== Given task ==
Repeat verbatim the lines from the one containing "Write a web" to the one containing "45, interval: 5", ends included, minus any pictures.
--- Recorded data ---
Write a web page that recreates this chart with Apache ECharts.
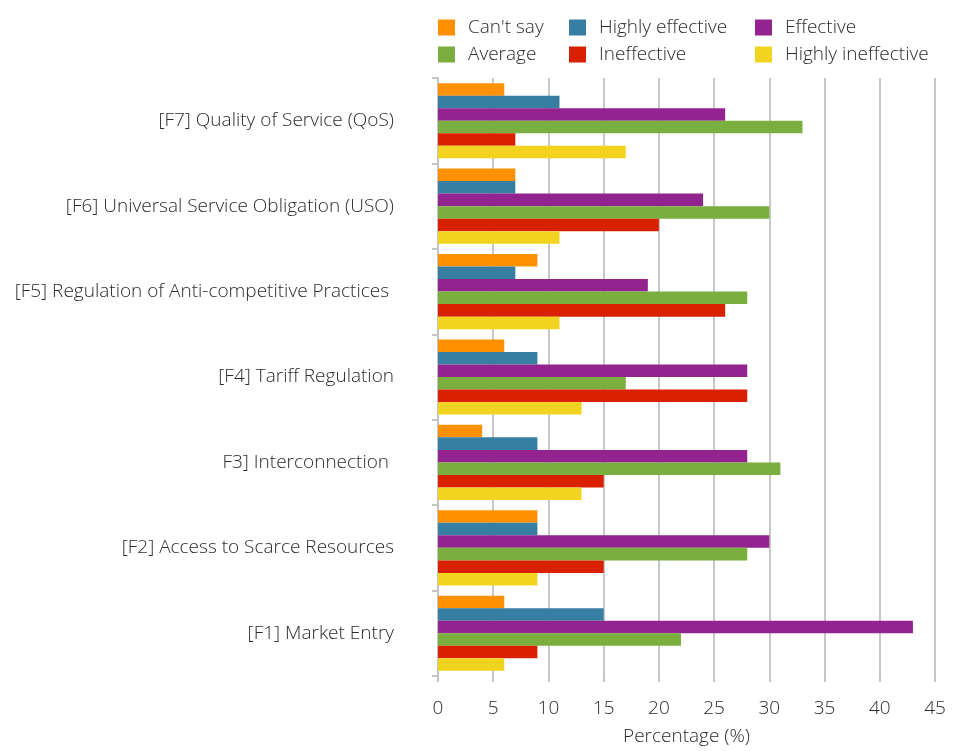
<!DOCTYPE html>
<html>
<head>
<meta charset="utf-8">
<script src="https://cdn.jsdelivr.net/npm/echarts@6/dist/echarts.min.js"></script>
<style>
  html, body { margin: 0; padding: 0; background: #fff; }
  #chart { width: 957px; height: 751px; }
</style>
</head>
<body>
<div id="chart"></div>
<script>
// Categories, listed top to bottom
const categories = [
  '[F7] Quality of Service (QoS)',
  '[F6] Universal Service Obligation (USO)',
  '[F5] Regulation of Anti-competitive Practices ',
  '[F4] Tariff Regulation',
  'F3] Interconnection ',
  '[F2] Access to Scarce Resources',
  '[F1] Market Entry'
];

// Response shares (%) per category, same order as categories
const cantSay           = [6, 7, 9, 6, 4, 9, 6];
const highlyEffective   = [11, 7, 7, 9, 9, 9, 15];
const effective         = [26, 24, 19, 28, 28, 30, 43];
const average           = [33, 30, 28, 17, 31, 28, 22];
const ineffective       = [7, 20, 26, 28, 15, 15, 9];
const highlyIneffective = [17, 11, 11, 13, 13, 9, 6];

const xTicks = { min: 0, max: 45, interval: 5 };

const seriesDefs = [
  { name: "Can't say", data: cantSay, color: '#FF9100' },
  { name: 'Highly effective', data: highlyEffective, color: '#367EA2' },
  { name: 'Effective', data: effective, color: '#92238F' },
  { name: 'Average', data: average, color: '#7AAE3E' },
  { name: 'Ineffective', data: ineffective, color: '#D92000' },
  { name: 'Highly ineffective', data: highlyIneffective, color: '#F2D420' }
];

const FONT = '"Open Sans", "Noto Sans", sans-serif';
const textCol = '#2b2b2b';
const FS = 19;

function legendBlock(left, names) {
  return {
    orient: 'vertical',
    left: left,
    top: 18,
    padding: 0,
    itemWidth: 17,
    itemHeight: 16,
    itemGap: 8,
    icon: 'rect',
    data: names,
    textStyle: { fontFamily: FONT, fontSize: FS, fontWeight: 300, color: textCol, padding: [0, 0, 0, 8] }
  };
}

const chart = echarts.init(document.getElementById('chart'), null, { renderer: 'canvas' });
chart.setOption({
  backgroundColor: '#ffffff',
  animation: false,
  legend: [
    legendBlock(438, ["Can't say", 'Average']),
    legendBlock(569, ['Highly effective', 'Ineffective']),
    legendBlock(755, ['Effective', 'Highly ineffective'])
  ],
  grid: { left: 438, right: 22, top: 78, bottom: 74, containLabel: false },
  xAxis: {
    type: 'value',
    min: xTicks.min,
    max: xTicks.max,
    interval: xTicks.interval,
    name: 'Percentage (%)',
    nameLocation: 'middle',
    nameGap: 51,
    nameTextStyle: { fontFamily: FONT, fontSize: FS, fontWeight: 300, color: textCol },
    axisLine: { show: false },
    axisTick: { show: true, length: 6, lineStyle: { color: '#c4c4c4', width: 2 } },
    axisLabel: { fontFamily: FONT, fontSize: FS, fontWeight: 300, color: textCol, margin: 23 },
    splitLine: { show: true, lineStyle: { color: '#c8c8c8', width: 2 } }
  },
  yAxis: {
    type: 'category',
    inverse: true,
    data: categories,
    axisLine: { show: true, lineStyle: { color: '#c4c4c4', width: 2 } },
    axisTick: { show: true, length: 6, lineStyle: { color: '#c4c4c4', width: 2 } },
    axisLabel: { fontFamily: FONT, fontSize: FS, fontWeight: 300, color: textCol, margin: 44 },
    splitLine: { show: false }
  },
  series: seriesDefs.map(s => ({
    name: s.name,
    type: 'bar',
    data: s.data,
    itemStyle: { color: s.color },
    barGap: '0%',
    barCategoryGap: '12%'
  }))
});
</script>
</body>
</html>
---
--- Recorded data ---
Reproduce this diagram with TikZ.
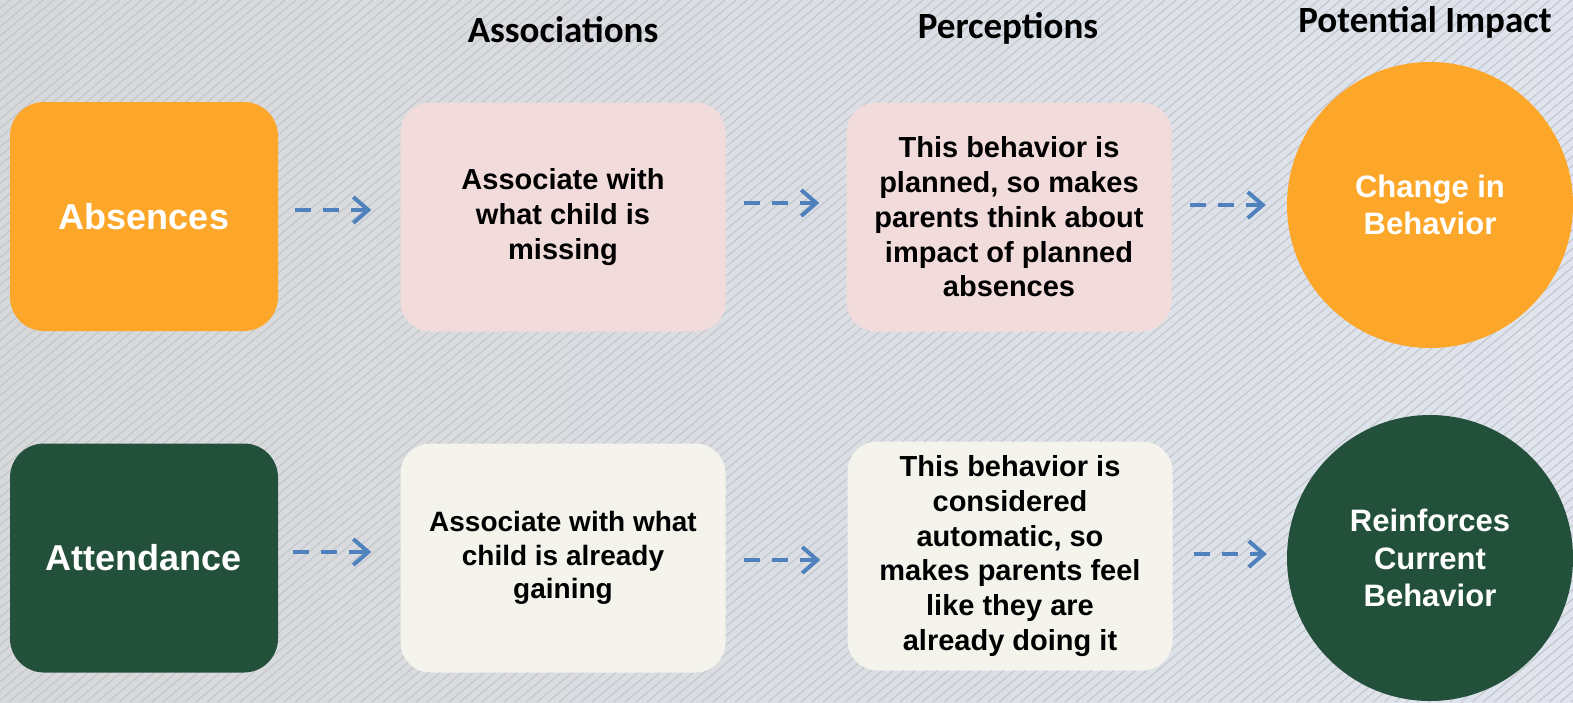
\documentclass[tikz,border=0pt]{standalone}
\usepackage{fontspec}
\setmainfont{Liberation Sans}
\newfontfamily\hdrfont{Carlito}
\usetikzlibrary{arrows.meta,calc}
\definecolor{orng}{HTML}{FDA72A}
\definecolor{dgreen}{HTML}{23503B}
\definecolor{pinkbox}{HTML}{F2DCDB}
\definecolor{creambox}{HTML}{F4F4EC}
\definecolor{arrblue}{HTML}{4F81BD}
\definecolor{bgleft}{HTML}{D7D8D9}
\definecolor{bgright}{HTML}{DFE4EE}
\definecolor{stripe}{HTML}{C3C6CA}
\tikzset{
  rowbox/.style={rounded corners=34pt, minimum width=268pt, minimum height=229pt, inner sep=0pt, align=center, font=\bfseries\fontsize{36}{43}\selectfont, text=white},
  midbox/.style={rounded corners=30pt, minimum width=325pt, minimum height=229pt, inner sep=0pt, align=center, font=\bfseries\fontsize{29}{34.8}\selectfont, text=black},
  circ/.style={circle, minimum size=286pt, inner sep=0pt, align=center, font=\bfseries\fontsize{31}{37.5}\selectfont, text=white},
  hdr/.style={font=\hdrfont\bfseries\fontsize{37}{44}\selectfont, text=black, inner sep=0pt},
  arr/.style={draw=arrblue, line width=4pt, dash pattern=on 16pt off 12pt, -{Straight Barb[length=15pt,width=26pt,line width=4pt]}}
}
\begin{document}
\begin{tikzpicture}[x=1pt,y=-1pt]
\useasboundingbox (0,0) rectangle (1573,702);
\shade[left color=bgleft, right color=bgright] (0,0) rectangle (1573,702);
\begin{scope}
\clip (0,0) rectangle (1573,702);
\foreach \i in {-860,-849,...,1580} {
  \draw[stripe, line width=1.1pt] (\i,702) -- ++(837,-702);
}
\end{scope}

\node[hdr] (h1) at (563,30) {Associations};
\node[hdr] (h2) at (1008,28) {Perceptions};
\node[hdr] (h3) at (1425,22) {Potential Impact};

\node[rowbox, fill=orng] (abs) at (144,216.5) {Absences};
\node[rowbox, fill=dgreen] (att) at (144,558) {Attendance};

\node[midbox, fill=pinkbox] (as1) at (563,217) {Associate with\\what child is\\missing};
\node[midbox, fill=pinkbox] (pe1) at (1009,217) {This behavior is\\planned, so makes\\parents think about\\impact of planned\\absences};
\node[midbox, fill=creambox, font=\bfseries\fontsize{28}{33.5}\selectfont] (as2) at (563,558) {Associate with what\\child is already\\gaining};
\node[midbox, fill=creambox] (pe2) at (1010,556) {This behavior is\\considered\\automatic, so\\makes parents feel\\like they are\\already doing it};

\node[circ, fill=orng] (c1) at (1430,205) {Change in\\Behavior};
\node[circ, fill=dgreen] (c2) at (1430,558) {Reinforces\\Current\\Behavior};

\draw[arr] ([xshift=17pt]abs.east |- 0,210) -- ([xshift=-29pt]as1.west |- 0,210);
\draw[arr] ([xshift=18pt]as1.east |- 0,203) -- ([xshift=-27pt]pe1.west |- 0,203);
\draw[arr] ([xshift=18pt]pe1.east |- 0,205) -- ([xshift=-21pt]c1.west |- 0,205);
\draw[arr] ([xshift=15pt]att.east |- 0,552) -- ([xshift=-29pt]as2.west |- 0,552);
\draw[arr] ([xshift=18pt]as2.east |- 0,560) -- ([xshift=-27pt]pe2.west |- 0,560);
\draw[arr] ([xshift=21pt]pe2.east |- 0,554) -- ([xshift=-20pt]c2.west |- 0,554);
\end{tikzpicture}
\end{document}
---
== Final result ==
Write a web page that recreates this chart with Apache ECharts.
<!DOCTYPE html>
<html>
<head>
<meta charset="utf-8">
<script src="https://cdn.jsdelivr.net/npm/echarts@6/dist/echarts.min.js"></script>
<style>
  html, body { margin: 0; padding: 0; background: #fff; }
  #chart { width: 957px; height: 751px; }
</style>
</head>
<body>
<div id="chart"></div>
<script>
// Categories, listed top to bottom
const categories = [
  '[F7] Quality of Service (QoS)',
  '[F6] Universal Service Obligation (USO)',
  '[F5] Regulation of Anti-competitive Practices ',
  '[F4] Tariff Regulation',
  'F3] Interconnection ',
  '[F2] Access to Scarce Resources',
  '[F1] Market Entry'
];

// Response shares (%) per category, same order as categories
const cantSay           = [6, 7, 9, 6, 4, 9, 6];
const highlyEffective   = [11, 7, 7, 9, 9, 9, 15];
const effective         = [26, 24, 19, 28, 28, 30, 43];
const average           = [33, 30, 28, 17, 31, 28, 22];
const ineffective       = [7, 20, 26, 28, 15, 15, 9];
const highlyIneffective = [17, 11, 11, 13, 13, 9, 6];

const xTicks = { min: 0, max: 45, interval: 5 };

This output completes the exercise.